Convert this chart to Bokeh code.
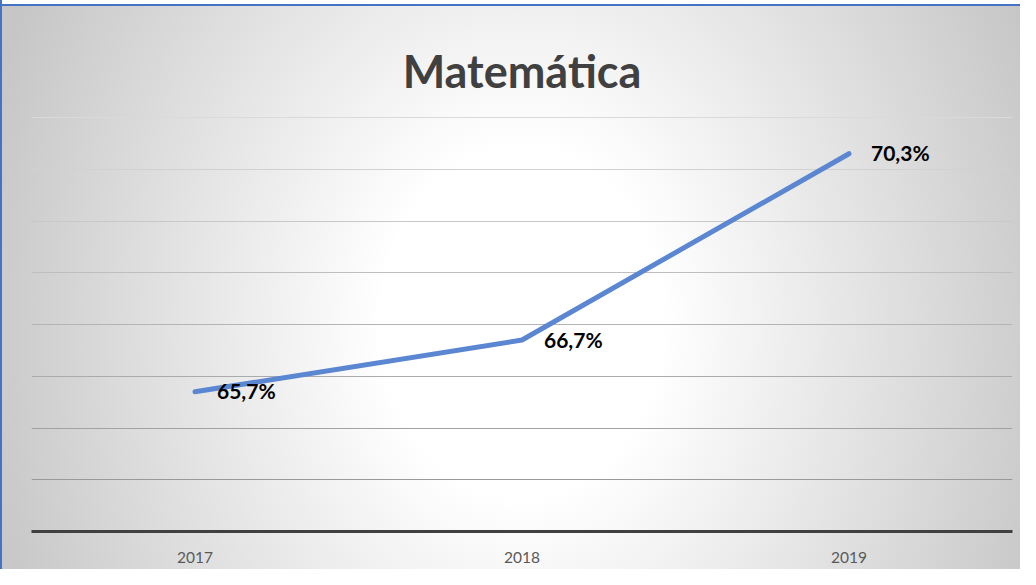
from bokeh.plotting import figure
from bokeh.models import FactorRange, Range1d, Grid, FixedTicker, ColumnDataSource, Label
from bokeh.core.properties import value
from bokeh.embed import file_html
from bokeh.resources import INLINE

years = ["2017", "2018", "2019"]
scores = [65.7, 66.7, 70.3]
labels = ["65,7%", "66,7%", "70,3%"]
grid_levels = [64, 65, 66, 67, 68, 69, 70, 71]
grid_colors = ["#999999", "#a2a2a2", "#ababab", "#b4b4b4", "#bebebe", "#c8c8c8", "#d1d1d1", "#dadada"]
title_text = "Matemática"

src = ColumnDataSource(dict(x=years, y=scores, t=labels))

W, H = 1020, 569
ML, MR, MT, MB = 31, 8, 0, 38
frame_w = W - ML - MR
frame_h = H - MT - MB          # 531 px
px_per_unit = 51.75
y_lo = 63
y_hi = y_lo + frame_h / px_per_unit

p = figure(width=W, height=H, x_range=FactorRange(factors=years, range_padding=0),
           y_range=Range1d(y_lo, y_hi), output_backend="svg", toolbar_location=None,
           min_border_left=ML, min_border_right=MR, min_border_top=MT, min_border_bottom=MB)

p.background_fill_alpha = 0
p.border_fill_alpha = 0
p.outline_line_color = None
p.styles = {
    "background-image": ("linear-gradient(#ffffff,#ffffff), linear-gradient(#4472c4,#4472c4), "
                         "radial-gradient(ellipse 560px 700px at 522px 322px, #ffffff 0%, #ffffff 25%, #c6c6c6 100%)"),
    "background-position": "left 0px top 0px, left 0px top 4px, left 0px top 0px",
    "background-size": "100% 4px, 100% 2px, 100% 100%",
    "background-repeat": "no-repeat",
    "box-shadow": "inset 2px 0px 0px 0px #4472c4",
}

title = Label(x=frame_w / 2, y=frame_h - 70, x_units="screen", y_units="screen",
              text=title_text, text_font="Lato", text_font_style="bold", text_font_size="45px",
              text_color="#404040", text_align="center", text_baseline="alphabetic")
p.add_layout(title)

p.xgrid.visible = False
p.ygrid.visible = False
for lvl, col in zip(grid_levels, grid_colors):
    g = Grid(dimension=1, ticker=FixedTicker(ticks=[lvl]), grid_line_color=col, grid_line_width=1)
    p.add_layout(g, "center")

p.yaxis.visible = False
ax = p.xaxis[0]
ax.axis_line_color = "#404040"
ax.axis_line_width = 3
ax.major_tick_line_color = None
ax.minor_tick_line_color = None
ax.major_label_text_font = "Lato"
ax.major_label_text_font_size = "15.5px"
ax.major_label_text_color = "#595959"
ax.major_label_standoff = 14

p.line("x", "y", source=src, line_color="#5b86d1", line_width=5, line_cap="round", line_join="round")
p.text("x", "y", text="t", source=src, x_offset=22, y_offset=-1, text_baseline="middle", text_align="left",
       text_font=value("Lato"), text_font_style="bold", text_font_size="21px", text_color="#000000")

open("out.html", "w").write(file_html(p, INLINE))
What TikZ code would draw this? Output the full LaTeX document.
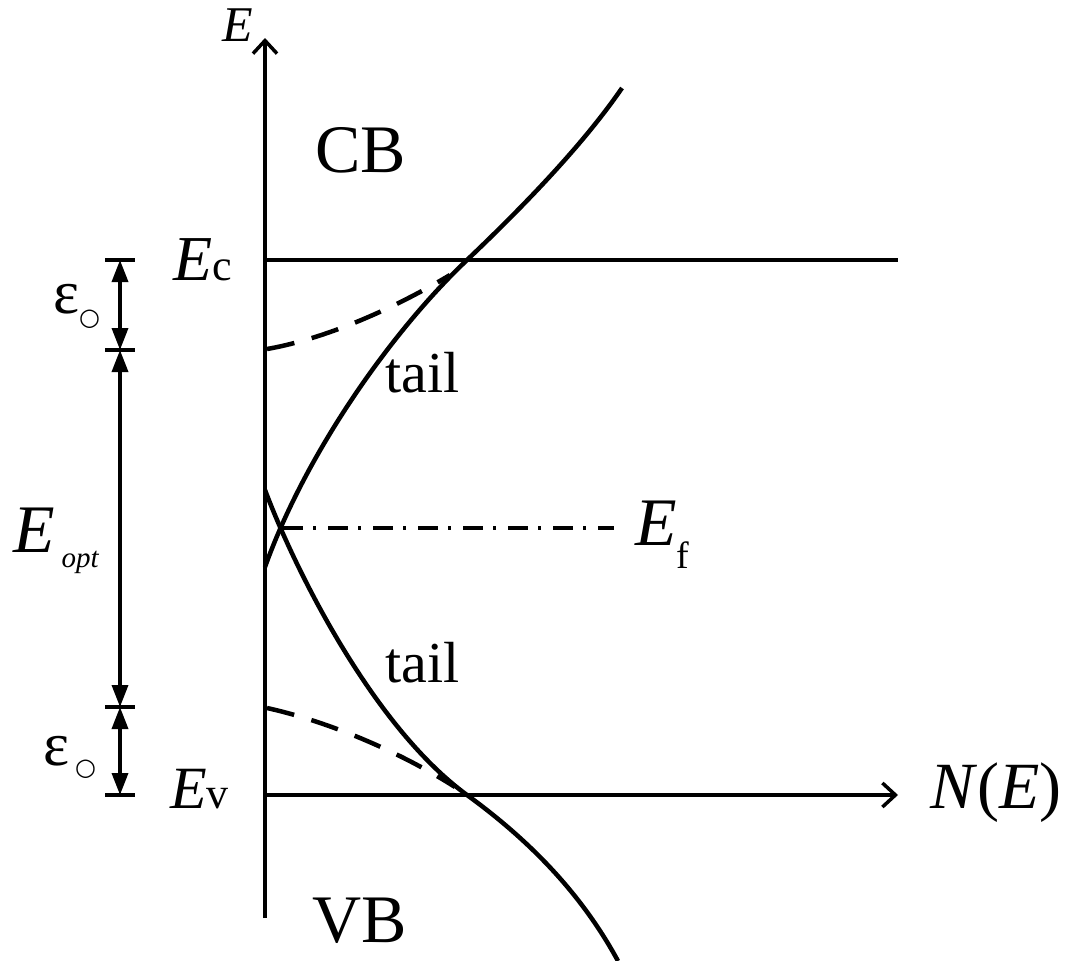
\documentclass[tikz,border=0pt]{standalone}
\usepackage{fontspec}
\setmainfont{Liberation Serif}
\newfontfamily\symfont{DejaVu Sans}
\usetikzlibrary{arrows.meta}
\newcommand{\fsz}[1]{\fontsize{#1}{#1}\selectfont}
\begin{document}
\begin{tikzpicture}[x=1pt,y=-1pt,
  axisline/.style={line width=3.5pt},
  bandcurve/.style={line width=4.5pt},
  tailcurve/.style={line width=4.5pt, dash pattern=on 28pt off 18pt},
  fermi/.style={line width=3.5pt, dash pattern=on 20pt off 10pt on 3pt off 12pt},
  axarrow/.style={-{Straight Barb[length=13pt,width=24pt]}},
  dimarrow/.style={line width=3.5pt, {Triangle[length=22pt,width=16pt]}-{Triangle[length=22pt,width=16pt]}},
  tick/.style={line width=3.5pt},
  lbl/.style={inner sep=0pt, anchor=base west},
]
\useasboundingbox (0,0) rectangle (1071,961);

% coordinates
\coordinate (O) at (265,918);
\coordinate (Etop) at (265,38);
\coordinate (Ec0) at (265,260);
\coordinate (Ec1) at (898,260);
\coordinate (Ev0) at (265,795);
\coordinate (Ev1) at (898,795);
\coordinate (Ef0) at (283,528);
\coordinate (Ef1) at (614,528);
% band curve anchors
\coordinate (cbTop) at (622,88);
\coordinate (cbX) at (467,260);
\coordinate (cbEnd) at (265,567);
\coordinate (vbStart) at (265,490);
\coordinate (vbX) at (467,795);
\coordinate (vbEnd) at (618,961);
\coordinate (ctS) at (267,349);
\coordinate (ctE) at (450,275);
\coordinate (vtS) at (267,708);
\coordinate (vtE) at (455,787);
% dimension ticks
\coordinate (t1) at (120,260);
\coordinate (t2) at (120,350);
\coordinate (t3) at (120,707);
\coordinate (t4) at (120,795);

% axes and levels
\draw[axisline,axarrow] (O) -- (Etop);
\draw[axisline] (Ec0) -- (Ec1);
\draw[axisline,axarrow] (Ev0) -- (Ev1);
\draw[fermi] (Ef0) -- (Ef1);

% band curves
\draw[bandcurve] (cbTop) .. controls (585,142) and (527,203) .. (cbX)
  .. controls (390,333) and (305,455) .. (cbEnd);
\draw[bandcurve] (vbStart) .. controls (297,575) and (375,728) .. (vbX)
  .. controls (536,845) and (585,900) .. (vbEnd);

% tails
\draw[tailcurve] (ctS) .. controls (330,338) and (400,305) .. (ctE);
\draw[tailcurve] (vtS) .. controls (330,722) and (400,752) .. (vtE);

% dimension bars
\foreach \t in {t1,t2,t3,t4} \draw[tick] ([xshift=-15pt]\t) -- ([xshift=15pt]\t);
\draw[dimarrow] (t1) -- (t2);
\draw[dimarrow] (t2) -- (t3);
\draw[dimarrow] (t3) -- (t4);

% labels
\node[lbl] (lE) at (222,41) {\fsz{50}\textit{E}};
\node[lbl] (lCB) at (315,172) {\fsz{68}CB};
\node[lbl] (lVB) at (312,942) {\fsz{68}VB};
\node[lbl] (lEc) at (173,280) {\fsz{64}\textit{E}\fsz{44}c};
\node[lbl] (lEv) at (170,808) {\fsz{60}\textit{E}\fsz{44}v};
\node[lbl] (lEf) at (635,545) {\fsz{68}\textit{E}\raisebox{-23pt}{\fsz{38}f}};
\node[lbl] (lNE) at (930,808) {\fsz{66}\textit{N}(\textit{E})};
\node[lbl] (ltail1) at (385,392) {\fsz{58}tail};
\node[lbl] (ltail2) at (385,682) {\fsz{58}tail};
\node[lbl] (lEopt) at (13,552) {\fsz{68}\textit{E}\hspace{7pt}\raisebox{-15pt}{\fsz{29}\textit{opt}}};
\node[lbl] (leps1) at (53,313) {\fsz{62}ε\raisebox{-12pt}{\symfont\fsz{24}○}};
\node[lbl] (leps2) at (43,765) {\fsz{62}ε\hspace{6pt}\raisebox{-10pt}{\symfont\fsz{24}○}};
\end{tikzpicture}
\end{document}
————
> [WRITTEN REQUEST] Every entry must be reproduced exactly, with the images left out.

> [RESPONSE BELOW]
Convert this chart to Bokeh code.
from bokeh.plotting import figure
from bokeh.models import FactorRange, Range1d, Grid, FixedTicker, ColumnDataSource, Label
from bokeh.core.properties import value
from bokeh.embed import file_html
from bokeh.resources import INLINE

years = ["2017", "2018", "2019"]
scores = [65.7, 66.7, 70.3]
labels = ["65,7%", "66,7%", "70,3%"]
grid_levels = [64, 65, 66, 67, 68, 69, 70, 71]
grid_colors = ["#999999", "#a2a2a2", "#ababab", "#b4b4b4", "#bebebe", "#c8c8c8", "#d1d1d1", "#dadada"]
title_text = "Matemática"

src = ColumnDataSource(dict(x=years, y=scores, t=labels))

W, H = 1020, 569
ML, MR, MT, MB = 31, 8, 0, 38
frame_w = W - ML - MR
frame_h = H - MT - MB          # 531 px
px_per_unit = 51.75
y_lo = 63
y_hi = y_lo + frame_h / px_per_unit

p = figure(width=W, height=H, x_range=FactorRange(factors=years, range_padding=0),
           y_range=Range1d(y_lo, y_hi), output_backend="svg", toolbar_location=None,
           min_border_left=ML, min_border_right=MR, min_border_top=MT, min_border_bottom=MB)

p.background_fill_alpha = 0
p.border_fill_alpha = 0
p.outline_line_color = None
p.styles = {
    "background-image": ("linear-gradient(#ffffff,#ffffff), linear-gradient(#4472c4,#4472c4), "
                         "radial-gradient(ellipse 560px 700px at 522px 322px, #ffffff 0%, #ffffff 25%, #c6c6c6 100%)"),
    "background-position": "left 0px top 0px, left 0px top 4px, left 0px top 0px",
    "background-size": "100% 4px, 100% 2px, 100% 100%",
    "background-repeat": "no-repeat",
    "box-shadow": "inset 2px 0px 0px 0px #4472c4",
}

title = Label(x=frame_w / 2, y=frame_h - 70, x_units="screen", y_units="screen",
              text=title_text, text_font="Lato", text_font_style="bold", text_font_size="45px",
              text_color="#404040", text_align="center", text_baseline="alphabetic")
p.add_layout(title)

p.xgrid.visible = False
p.ygrid.visible = False
for lvl, col in zip(grid_levels, grid_colors):
    g = Grid(dimension=1, ticker=FixedTicker(ticks=[lvl]), grid_line_color=col, grid_line_width=1)
    p.add_layout(g, "center")

p.yaxis.visible = False
ax = p.xaxis[0]
ax.axis_line_color = "#404040"
ax.axis_line_width = 3
ax.major_tick_line_color = None
ax.minor_tick_line_color = None
ax.major_label_text_font = "Lato"
ax.major_label_text_font_size = "15.5px"
ax.major_label_text_color = "#595959"
ax.major_label_standoff = 14

p.line("x", "y", source=src, line_color="#5b86d1", line_width=5, line_cap="round", line_join="round")
p.text("x", "y", text="t", source=src, x_offset=22, y_offset=-1, text_baseline="middle", text_align="left",
       text_font=value("Lato"), text_font_style="bold", text_font_size="21px", text_color="#000000")

open("out.html", "w").write(file_html(p, INLINE))
What TikZ code would draw this? Output the full LaTeX document.
\documentclass[tikz,border=0pt]{standalone}
\usepackage{fontspec}
\setmainfont{Liberation Serif}
\newfontfamily\symfont{DejaVu Sans}
\usetikzlibrary{arrows.meta}
\newcommand{\fsz}[1]{\fontsize{#1}{#1}\selectfont}
\begin{document}
\begin{tikzpicture}[x=1pt,y=-1pt,
  axisline/.style={line width=3.5pt},
  bandcurve/.style={line width=4.5pt},
  tailcurve/.style={line width=4.5pt, dash pattern=on 28pt off 18pt},
  fermi/.style={line width=3.5pt, dash pattern=on 20pt off 10pt on 3pt off 12pt},
  axarrow/.style={-{Straight Barb[length=13pt,width=24pt]}},
  dimarrow/.style={line width=3.5pt, {Triangle[length=22pt,width=16pt]}-{Triangle[length=22pt,width=16pt]}},
  tick/.style={line width=3.5pt},
  lbl/.style={inner sep=0pt, anchor=base west},
]
\useasboundingbox (0,0) rectangle (1071,961);

% coordinates
\coordinate (O) at (265,918);
\coordinate (Etop) at (265,38);
\coordinate (Ec0) at (265,260);
\coordinate (Ec1) at (898,260);
\coordinate (Ev0) at (265,795);
\coordinate (Ev1) at (898,795);
\coordinate (Ef0) at (283,528);
\coordinate (Ef1) at (614,528);
% band curve anchors
\coordinate (cbTop) at (622,88);
\coordinate (cbX) at (467,260);
\coordinate (cbEnd) at (265,567);
\coordinate (vbStart) at (265,490);
\coordinate (vbX) at (467,795);
\coordinate (vbEnd) at (618,961);
\coordinate (ctS) at (267,349);
\coordinate (ctE) at (450,275);
\coordinate (vtS) at (267,708);
\coordinate (vtE) at (455,787);
% dimension ticks
\coordinate (t1) at (120,260);
\coordinate (t2) at (120,350);
\coordinate (t3) at (120,707);
\coordinate (t4) at (120,795);

% axes and levels
\draw[axisline,axarrow] (O) -- (Etop);
\draw[axisline] (Ec0) -- (Ec1);
\draw[axisline,axarrow] (Ev0) -- (Ev1);
\draw[fermi] (Ef0) -- (Ef1);

% band curves
\draw[bandcurve] (cbTop) .. controls (585,142) and (527,203) .. (cbX)
  .. controls (390,333) and (305,455) .. (cbEnd);
\draw[bandcurve] (vbStart) .. controls (297,575) and (375,728) .. (vbX)
  .. controls (536,845) and (585,900) .. (vbEnd);

% tails
\draw[tailcurve] (ctS) .. controls (330,338) and (400,305) .. (ctE);
\draw[tailcurve] (vtS) .. controls (330,722) and (400,752) .. (vtE);

% dimension bars
\foreach \t in {t1,t2,t3,t4} \draw[tick] ([xshift=-15pt]\t) -- ([xshift=15pt]\t);
\draw[dimarrow] (t1) -- (t2);
\draw[dimarrow] (t2) -- (t3);
\draw[dimarrow] (t3) -- (t4);

% labels
\node[lbl] (lE) at (222,41) {\fsz{50}\textit{E}};
\node[lbl] (lCB) at (315,172) {\fsz{68}CB};
\node[lbl] (lVB) at (312,942) {\fsz{68}VB};
\node[lbl] (lEc) at (173,280) {\fsz{64}\textit{E}\fsz{44}c};
\node[lbl] (lEv) at (170,808) {\fsz{60}\textit{E}\fsz{44}v};
\node[lbl] (lEf) at (635,545) {\fsz{68}\textit{E}\raisebox{-23pt}{\fsz{38}f}};
\node[lbl] (lNE) at (930,808) {\fsz{66}\textit{N}(\textit{E})};
\node[lbl] (ltail1) at (385,392) {\fsz{58}tail};
\node[lbl] (ltail2) at (385,682) {\fsz{58}tail};
\node[lbl] (lEopt) at (13,552) {\fsz{68}\textit{E}\hspace{7pt}\raisebox{-15pt}{\fsz{29}\textit{opt}}};
\node[lbl] (leps1) at (53,313) {\fsz{62}ε\raisebox{-12pt}{\symfont\fsz{24}○}};
\node[lbl] (leps2) at (43,765) {\fsz{62}ε\hspace{6pt}\raisebox{-10pt}{\symfont\fsz{24}○}};
\end{tikzpicture}
\end{document}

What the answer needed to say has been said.